I am much more interested in other people's ideas these days, and concurrently less interested in my own, or even coming up with new ideas. When I began to surrender to trigonometric exercises (Hey! I GET this stuff, lets move on, oKAY!??) and did them over and over, it began to sink in that the simplicity and elegance of sines and cosines was one of the underlying mysteries of modern western technology, and I had always taken them for granted. The Great Love of My Life intellectually has been hyperspace: multidimensional reality. I have been stuck in a geometric and visual relationship with these wonderous issues, however. The class imposed a painful apprenticeship to some brutally hard but eventually very rewarding Algebra. It was a true breakthrough for me to realize that these concepts which I flung carelessly around in my thinking were much more powerful, basic and interesting than I had allowed for decades. And for the real humility kicker, there are tens of thousands of 19 year olds getting this stuff every day, every year, year after year. Okay!
Note 3. A new love on the horizon.
When my math teacher found out that I had actually published in the field of multidimensional data display and organized international workshops on the topic, he asked me what the hell I was doing in precalculus. I told him truthfully I needed the prerequisite to take the more interesting classes in modelling that I wanted to add to my major in Urban Studies. I also allowed as I had some kind of weird intuition about multidimensional applications of cosine transform methods as was used in the JPEG compression algorithm. It sounds like science fiction, but the depiction of complex higher dimensional data sets is hopelessly mired in a few tired methods that haven't seen any progress in 15 years or more, and that is reason enough to try something of a gamble. He happened to be knowledgable enough about these things to at least know what I was talking about, but not enough to form a solid opinion about my chances. He gave me a B- in the class and invited me to talk to him this summer and see if the U had a place for the kind of research I envisioned.
Note 4. The first break in 20 some years.
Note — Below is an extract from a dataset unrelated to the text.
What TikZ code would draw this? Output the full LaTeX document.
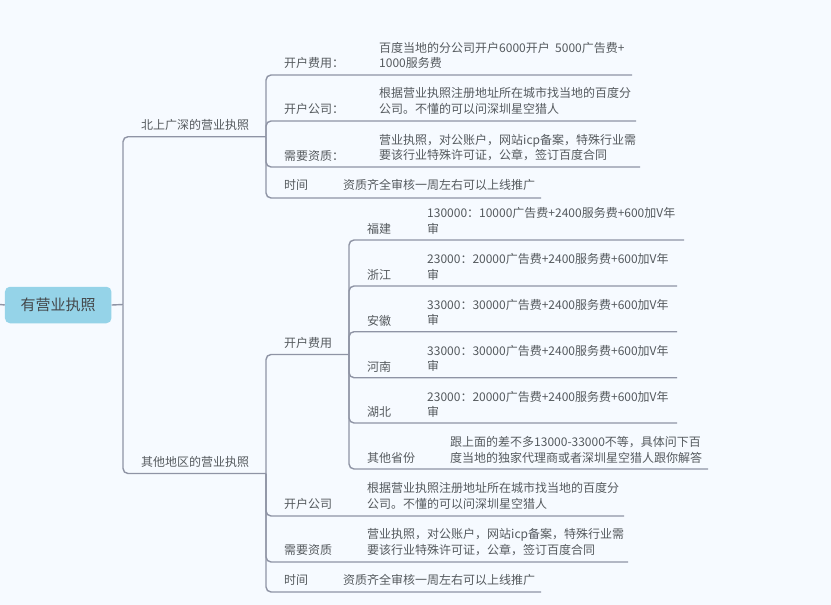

Ever since I got my first programming certificate in 1982, I have been pushing myself to develop a multidimensional data visualization package that incorporates what are considered "aesthetic" perceptual skills but will someday be recognized as essential intelligence. I have been perhaps unlucky enough to actually get some results without ever getting backing, and it has consumed more than its share of my faith, energy, and youth. The work I did in the math class was hard enough that I felt I deserved a break, and I have spent the two weeks since finals assembling a very inexpensive collection of used midi gear to add to my modest home studio, where I intend to make noises for the summer. I feel I am getting some intellectual rest for a change, and not being "on" all the time about dimensionality and representation and cognition and perceptual physiology etc etc etc. I have found time to play, with my toys, and with Kelsey, and with Sam and Sara, too. It feels good.